A Dearth of Celebration

For years I have argued that companies don’t celebrate enough. Theoretically, a company could celebrate too much. Its people could simply come to work every day, just celebrate, and not get any work done. But in 43 years of watching and working with companies I have never seen one that celebrates too much. I have come to the point of view that if I haven’t seen a phenomenon in business in nearly half a century of watching, it probably doesn’t exist. More importantly, I have seen that most companies celebrate far, far too little. So, I am comfortable with the blanket statement that companies should celebrate more.
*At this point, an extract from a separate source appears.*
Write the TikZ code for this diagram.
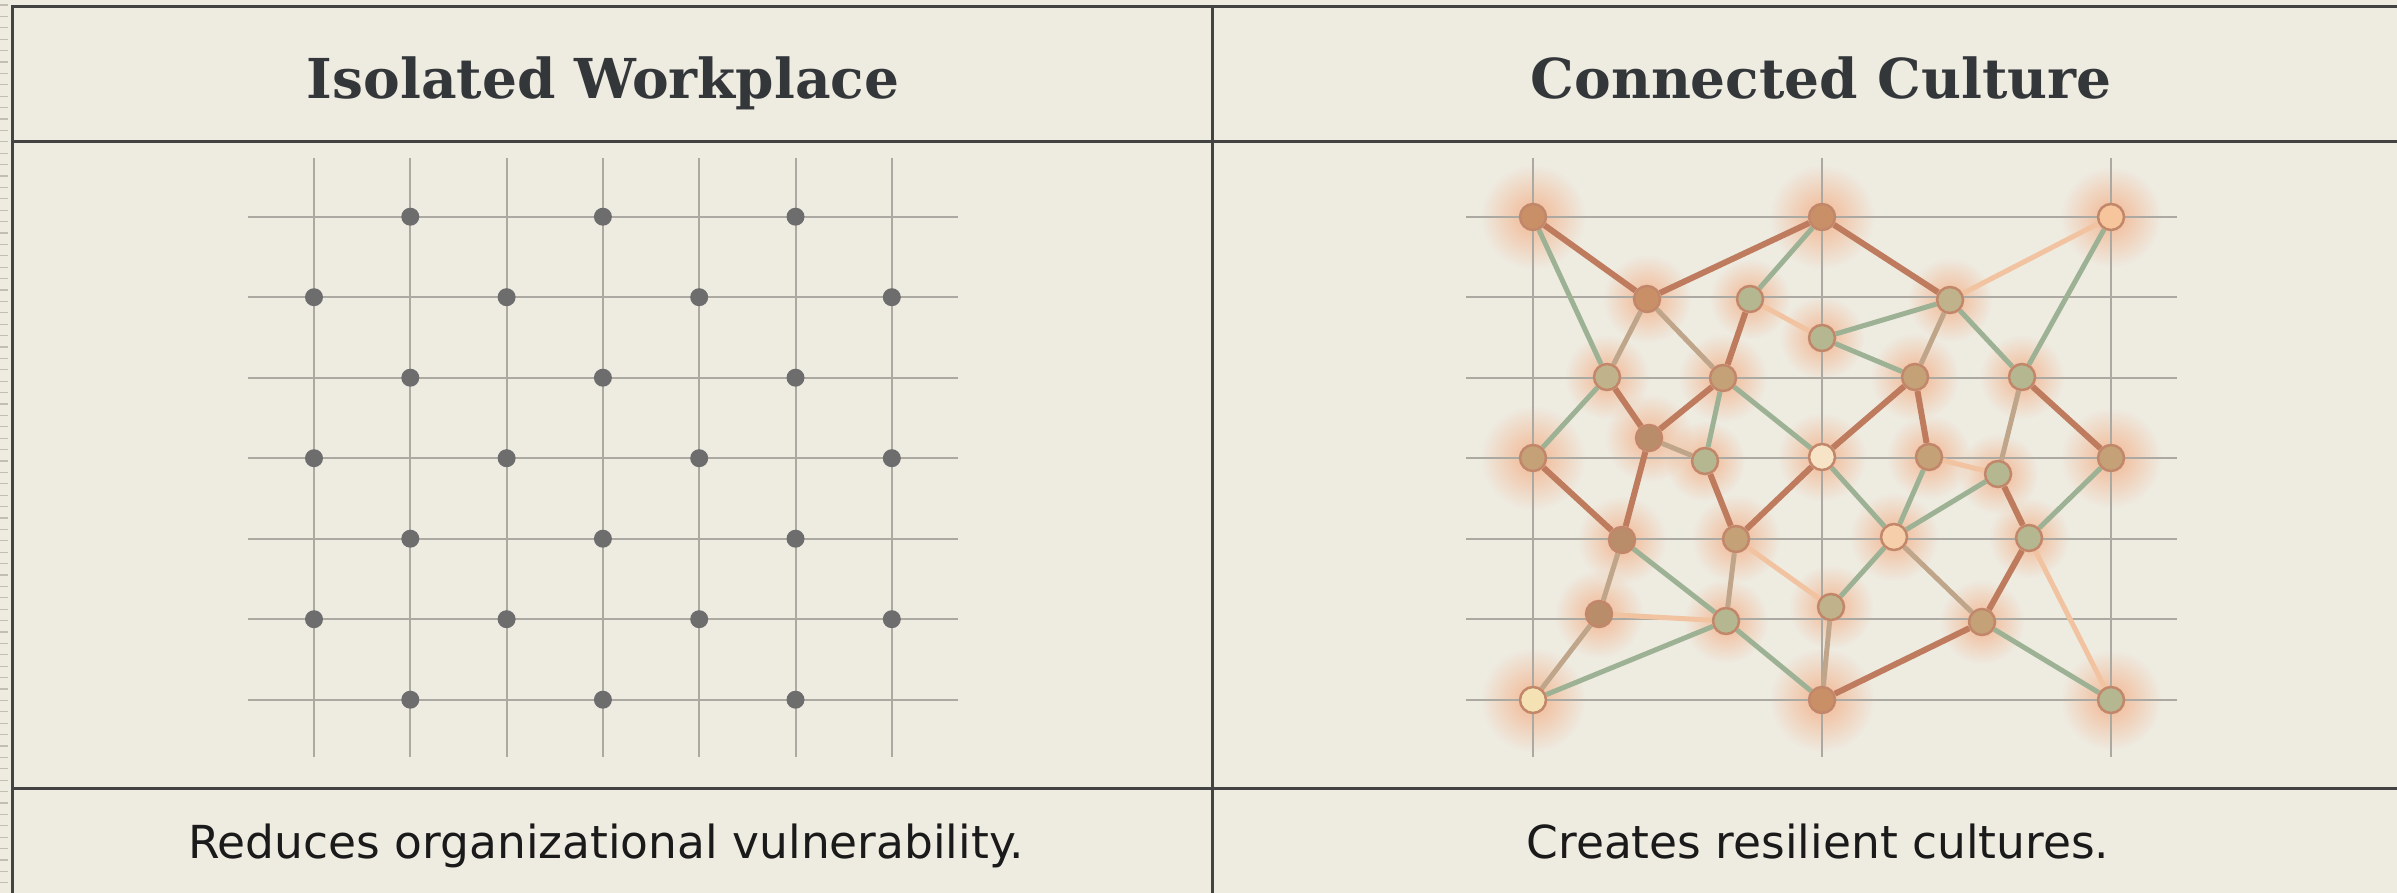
\documentclass[tikz,border=0pt]{standalone}
\usepackage{fontspec}
\usetikzlibrary{fadings}
\newfontfamily\titlefont{DejaVu Serif}
\newfontfamily\footfont{DejaVu Sans}
\definecolor{bgc}{HTML}{EEEBE1}
\definecolor{gridc}{HTML}{ABA9A1}
\definecolor{framec}{HTML}{434343}
\definecolor{dotc}{HTML}{6D6D6D}
\definecolor{tickc}{HTML}{C2BEB2}
\definecolor{titlec}{HTML}{34373A}
\definecolor{footc}{HTML}{1A1A1A}
\definecolor{brownE}{HTML}{BF7B5E}
\definecolor{greenE}{HTML}{9DB294}
\definecolor{peachE}{HTML}{F2C3A0}
\definecolor{tanE}{HTML}{BFA58A}
\definecolor{glowc}{HTML}{F7935C}
\definecolor{ndborder}{HTML}{C2876A}
\definecolor{fBrown}{HTML}{C99068}
\definecolor{fTan}{HTML}{C4A176}
\definecolor{fDark}{HTML}{B98D6A}
\definecolor{fGreen}{HTML}{B4B78F}
\definecolor{fGT}{HTML}{C0B38B}
\definecolor{fPeach}{HTML}{F6C59C}
\definecolor{fCream}{HTML}{F7E4C6}
\definecolor{fYellow}{HTML}{F5E2B4}
\tikzfading[name=glowfade, inner color=transparent!40, outer color=transparent!100]
\pgfdeclarelayer{back}
\pgfdeclarelayer{mid}
\pgfsetlayers{back,mid,main}
\tikzset{
  gridline/.style={draw=gridc, line width=2pt},
  frameline/.style={draw=framec, line width=3pt},
  tickline/.style={draw=tickc, line width=1.2pt},
  dotnode/.style={circle, fill=dotc, minimum size=18pt, inner sep=0pt},
  nd/.style={circle, draw=ndborder, line width=2.5pt, minimum size=26pt, inner sep=0pt},
  be/.style={draw=brownE, line width=6pt},
  ge/.style={draw=greenE, line width=5pt},
  pe/.style={draw=peachE, line width=5pt},
  te/.style={draw=tanE, line width=5pt},
  titlestyle/.style={font=\titlefont\bfseries\fontsize{55}{60}\selectfont, text=titlec, inner sep=0pt, anchor=base},
  footstyle/.style={font=\footfont\fontsize{45.5}{50}\selectfont, text=footc, inner sep=0pt, anchor=base},
}
\begin{document}
\begin{tikzpicture}[x=1pt,y=-1pt]
\useasboundingbox (0,0) rectangle (2397,893);
\begin{pgfonlayer}{back}
\fill[bgc] (0,0) rectangle (2397,893);
% ruled edge ticks
\foreach \t in {0,...,78} \draw[tickline] (0,{5+11.4*\t}) -- (8,{5+11.4*\t});
\end{pgfonlayer}

% node coordinates (right panel)
\coordinate (pA) at (1533,217);
\coordinate (pB) at (1822,217);
\coordinate (pN) at (2111,217);
\coordinate (pC) at (1647,299);
\coordinate (pD) at (1750,299);
\coordinate (pE) at (1822,338);
\coordinate (pO) at (1950,300);
\coordinate (pF) at (1607,377);
\coordinate (pG) at (1723,378);
\coordinate (pH) at (1915,377);
\coordinate (pQ) at (2022,377);
\coordinate (pI) at (1649,438);
\coordinate (pJ) at (1533,458);
\coordinate (pK) at (1705,461);
\coordinate (pL) at (1822,457);
\coordinate (pM) at (1929,457);
\coordinate (pS) at (1998,474);
\coordinate (pT) at (2111,458);
\coordinate (pU) at (1622,540);
\coordinate (pV) at (1736,539);
\coordinate (pW) at (1894,537);
\coordinate (pAC) at (2029,538);
\coordinate (pX) at (1599,614);
\coordinate (pY) at (1726,621);
\coordinate (pZ) at (1831,607);
\coordinate (pAD) at (1982,622);
\coordinate (pAA) at (1533,700);
\coordinate (pAB) at (1822,700);
\coordinate (pAE) at (2111,700);

\begin{pgfonlayer}{back}
% glows
\foreach \p/\r in {A/52,B/52,N/50,C/44,D/40,E/42,O/42,F/42,G/44,H/44,Q/42,I/44,J/52,K/40,L/44,M/42,S/40,T/50,U/44,V/44,W/44,AC/40,X/44,Y/42,Z/42,AD/42,AA/52,AB/52,AE/50}
  \fill[glowc, path fading=glowfade] (p\p) circle (\r);
% left grid
\foreach \k in {0,...,6} \draw[gridline] ({314+96.3*\k},158) -- ({314+96.3*\k},757);
\foreach \j in {0,...,6} \draw[gridline] (248,{216.7+80.5*\j}) -- (958,{216.7+80.5*\j});
% right grid
\foreach \xx in {1533,1822,2111} \draw[gridline] (\xx,158) -- (\xx,757);
\foreach \j in {0,...,6} \draw[gridline] (1466,{216.7+80.5*\j}) -- (2177,{216.7+80.5*\j});
% frame
\draw[frameline] (12,893) -- (12,7) -- (2397,7);
\draw[frameline] (12,142) -- (2397,142);
\draw[frameline] (12,788) -- (2397,788);
\draw[frameline] (1212,7) -- (1212,893);
\end{pgfonlayer}

% titles and captions
\node[titlestyle] (t1) at (603,99) {Isolated Workplace};
\node[titlestyle] (t2) at (1821,99) {Connected Culture};
\node[footstyle] (f1) at (606,858) {Reduces organizational vulnerability.};
\node[footstyle] (f2) at (1818,858) {Creates resilient cultures.};

% left dots
\foreach \j in {0,...,6} {
  \foreach \k in {0,...,6} {
    \pgfmathtruncatemacro\s{\j+\k}
    \ifodd\s
      \node[dotnode] (d-\j-\k) at ({314+96.3*\k},{216.7+80.5*\j}) {};
    \fi
  }
}

% network nodes
\foreach \p/\c in {A/fBrown,B/fBrown,N/fPeach,C/fBrown,D/fGreen,E/fGreen,O/fGT,F/fGT,G/fTan,H/fTan,Q/fGreen,I/fDark,J/fTan,K/fGreen,L/fCream,M/fTan,S/fGreen,T/fTan,U/fDark,V/fTan,W/fPeach!70!fCream,AC/fGreen,X/fDark,Y/fGreen,Z/fGT,AD/fTan,AA/fYellow,AB/fBrown,AE/fGreen}
  \node[nd, fill=\c] (n\p) at (p\p) {};

% connectors
\begin{pgfonlayer}{mid}
\foreach \a/\b in {A/C,C/B,B/O,F/I,G/I,D/G,H/L,H/M,I/U,J/U,K/V,V/L,Q/T,S/AC,AC/AD,AB/AD}
  \draw[be] (n\a) -- (n\b);
\foreach \a/\b in {A/F,B/D,E/O,E/H,F/J,G/K,G/L,L/W,M/W,W/S,W/Z,U/Y,AA/Y,Y/AB,N/Q,O/Q,T/AC,AD/AE}
  \draw[ge] (n\a) -- (n\b);
\foreach \a/\b in {D/E,O/N,M/S,V/Z,X/Y,AC/AE}
  \draw[pe] (n\a) -- (n\b);
\foreach \a/\b in {C/F,C/G,I/K,H/O,Q/S,V/Y,X/AA,Z/AB,W/AD,U/X}
  \draw[te] (n\a) -- (n\b);
\end{pgfonlayer}
\end{tikzpicture}
\end{document}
I have been talking about this for two decades — well, since at least 2005 when I wrote an article called The Power of Happiness in which I argued that there is a ‘trinity of happiness’ as depicted below:

Source: Roger L Martin, 2024

You are happier when you feel a valued member of a community, but not any community, only one that you value and is additionally valued by people outside your community. For example, a saleswoman is happier if she feels she is seen by the others in her sales organization (supervisors, peers, and subordinates) as a valuable salesperson; and she feels that it is a high-quality and worthy sales organization of which to be a part; and (for example) people in marketing and operations are known to comment on the quality of their sales organization.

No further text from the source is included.